▶ [EXERCISE DATA]:

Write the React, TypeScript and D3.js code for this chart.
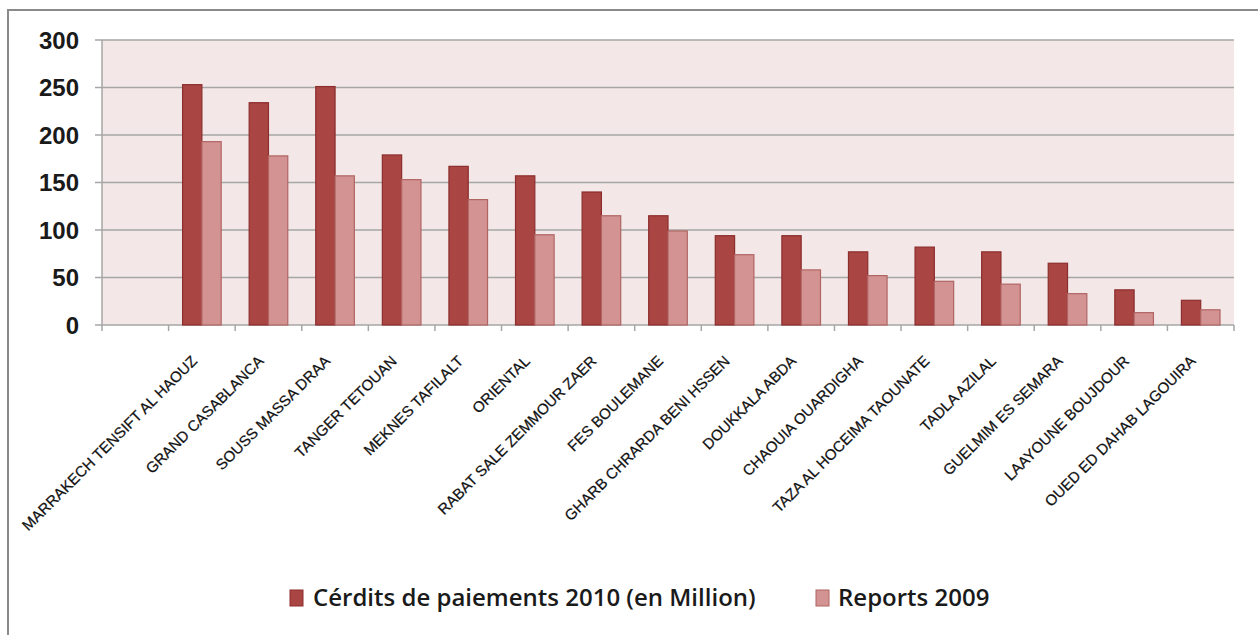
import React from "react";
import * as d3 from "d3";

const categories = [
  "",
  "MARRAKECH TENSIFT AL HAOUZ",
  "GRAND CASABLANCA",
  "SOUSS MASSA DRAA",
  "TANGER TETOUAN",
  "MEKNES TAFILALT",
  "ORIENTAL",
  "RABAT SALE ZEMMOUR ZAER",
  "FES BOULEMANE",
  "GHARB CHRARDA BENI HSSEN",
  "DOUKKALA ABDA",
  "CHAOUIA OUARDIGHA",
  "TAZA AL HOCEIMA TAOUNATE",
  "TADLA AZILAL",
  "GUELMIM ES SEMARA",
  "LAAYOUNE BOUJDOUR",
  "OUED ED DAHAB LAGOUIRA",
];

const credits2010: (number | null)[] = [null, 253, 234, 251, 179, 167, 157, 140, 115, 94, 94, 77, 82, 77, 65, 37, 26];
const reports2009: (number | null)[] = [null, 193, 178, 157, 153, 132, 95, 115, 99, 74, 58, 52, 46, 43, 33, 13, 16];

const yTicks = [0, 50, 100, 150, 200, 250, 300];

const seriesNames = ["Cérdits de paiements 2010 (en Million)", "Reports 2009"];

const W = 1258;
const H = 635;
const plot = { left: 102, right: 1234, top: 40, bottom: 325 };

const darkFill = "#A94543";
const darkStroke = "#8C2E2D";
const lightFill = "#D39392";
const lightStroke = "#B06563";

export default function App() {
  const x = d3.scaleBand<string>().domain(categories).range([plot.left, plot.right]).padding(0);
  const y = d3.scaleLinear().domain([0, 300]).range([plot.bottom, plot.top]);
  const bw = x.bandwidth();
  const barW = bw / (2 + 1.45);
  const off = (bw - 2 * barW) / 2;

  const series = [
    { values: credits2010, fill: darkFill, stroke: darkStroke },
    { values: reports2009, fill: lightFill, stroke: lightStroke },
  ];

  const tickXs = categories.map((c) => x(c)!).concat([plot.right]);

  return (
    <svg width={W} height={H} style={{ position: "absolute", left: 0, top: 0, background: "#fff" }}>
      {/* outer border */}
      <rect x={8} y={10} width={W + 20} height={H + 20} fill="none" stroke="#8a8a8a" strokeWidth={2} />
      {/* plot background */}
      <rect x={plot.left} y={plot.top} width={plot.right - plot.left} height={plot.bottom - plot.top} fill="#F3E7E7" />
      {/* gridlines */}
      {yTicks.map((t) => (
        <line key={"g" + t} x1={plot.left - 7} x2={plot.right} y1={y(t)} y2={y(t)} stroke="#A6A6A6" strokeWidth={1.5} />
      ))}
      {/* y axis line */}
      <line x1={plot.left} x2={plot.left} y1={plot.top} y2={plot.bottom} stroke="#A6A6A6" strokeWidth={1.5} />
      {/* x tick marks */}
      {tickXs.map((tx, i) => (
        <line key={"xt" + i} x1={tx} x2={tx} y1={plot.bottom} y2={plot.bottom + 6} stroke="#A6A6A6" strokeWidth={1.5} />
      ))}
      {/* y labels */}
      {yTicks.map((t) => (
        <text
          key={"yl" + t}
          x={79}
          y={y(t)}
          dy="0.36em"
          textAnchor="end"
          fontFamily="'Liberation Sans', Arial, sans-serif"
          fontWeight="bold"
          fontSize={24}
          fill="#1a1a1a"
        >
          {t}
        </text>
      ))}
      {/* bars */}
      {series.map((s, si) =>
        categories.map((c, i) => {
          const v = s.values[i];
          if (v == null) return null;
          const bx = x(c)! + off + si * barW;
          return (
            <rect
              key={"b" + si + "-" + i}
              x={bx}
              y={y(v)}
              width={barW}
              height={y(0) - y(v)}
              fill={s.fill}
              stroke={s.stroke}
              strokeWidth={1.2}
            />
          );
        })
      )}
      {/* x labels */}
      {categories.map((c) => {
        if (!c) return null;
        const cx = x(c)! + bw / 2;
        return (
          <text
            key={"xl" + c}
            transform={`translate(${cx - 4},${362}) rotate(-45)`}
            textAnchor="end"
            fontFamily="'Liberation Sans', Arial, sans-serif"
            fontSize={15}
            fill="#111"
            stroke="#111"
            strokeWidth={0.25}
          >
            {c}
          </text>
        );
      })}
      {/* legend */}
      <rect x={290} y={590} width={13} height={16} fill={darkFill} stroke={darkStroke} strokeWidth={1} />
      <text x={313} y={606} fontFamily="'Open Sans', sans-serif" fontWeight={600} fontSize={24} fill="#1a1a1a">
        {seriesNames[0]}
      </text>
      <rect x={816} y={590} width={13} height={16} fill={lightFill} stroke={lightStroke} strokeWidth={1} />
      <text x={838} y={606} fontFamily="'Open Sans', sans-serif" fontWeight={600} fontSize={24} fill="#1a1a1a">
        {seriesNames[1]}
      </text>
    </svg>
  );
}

---

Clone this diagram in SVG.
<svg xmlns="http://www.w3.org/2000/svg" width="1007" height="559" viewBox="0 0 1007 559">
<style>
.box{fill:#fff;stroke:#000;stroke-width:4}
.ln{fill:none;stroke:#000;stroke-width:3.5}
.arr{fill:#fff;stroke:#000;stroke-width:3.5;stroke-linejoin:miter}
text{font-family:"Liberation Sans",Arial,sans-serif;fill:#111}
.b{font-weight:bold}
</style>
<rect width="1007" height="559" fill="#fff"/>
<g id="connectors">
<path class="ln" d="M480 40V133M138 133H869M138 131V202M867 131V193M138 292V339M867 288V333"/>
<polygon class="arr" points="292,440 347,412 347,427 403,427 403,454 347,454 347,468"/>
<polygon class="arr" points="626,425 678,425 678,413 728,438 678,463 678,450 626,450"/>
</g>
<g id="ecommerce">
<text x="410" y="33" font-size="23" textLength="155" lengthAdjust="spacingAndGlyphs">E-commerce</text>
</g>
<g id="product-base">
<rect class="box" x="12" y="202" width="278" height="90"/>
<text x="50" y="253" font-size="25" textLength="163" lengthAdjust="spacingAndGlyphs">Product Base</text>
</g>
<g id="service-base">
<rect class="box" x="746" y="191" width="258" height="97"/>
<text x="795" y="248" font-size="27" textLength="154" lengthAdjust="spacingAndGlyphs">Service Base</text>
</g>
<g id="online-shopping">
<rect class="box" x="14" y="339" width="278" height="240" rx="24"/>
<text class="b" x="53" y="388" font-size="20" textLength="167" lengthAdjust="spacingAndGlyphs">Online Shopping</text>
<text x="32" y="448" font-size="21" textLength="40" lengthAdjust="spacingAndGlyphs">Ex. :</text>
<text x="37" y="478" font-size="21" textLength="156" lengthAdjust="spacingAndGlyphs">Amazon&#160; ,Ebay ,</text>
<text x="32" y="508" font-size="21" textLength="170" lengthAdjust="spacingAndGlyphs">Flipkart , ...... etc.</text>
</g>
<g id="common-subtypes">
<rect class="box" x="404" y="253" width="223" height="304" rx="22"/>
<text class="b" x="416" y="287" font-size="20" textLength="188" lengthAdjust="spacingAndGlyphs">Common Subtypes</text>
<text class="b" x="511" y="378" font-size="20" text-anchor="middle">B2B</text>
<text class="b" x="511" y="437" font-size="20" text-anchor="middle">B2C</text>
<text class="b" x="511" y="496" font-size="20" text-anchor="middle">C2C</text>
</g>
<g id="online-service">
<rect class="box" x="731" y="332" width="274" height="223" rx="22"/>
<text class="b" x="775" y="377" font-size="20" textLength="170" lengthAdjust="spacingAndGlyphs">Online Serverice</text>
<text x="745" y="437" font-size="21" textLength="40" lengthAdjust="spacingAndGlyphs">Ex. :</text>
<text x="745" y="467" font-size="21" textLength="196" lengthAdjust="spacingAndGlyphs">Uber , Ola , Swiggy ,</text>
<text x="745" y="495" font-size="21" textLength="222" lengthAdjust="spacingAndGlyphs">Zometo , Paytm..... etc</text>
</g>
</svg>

▶ [REQUIREMENT]: Both the line containing "Write the React, TypeScript" and the line containing "const tickXs = categories.map((c)" belong in the copy, along with every line between them. Reproduce that stretch exactly, without the pictures.

▶ [FULL SOLUTION]:
Write the React, TypeScript and D3.js code for this chart.
import React from "react";
import * as d3 from "d3";

const categories = [
  "",
  "MARRAKECH TENSIFT AL HAOUZ",
  "GRAND CASABLANCA",
  "SOUSS MASSA DRAA",
  "TANGER TETOUAN",
  "MEKNES TAFILALT",
  "ORIENTAL",
  "RABAT SALE ZEMMOUR ZAER",
  "FES BOULEMANE",
  "GHARB CHRARDA BENI HSSEN",
  "DOUKKALA ABDA",
  "CHAOUIA OUARDIGHA",
  "TAZA AL HOCEIMA TAOUNATE",
  "TADLA AZILAL",
  "GUELMIM ES SEMARA",
  "LAAYOUNE BOUJDOUR",
  "OUED ED DAHAB LAGOUIRA",
];

const credits2010: (number | null)[] = [null, 253, 234, 251, 179, 167, 157, 140, 115, 94, 94, 77, 82, 77, 65, 37, 26];
const reports2009: (number | null)[] = [null, 193, 178, 157, 153, 132, 95, 115, 99, 74, 58, 52, 46, 43, 33, 13, 16];

const yTicks = [0, 50, 100, 150, 200, 250, 300];

const seriesNames = ["Cérdits de paiements 2010 (en Million)", "Reports 2009"];

const W = 1258;
const H = 635;
const plot = { left: 102, right: 1234, top: 40, bottom: 325 };

const darkFill = "#A94543";
const darkStroke = "#8C2E2D";
const lightFill = "#D39392";
const lightStroke = "#B06563";

export default function App() {
  const x = d3.scaleBand<string>().domain(categories).range([plot.left, plot.right]).padding(0);
  const y = d3.scaleLinear().domain([0, 300]).range([plot.bottom, plot.top]);
  const bw = x.bandwidth();
  const barW = bw / (2 + 1.45);
  const off = (bw - 2 * barW) / 2;

  const series = [
    { values: credits2010, fill: darkFill, stroke: darkStroke },
    { values: reports2009, fill: lightFill, stroke: lightStroke },
  ];

  const tickXs = categories.map((c) => x(c)!).concat([plot.right]);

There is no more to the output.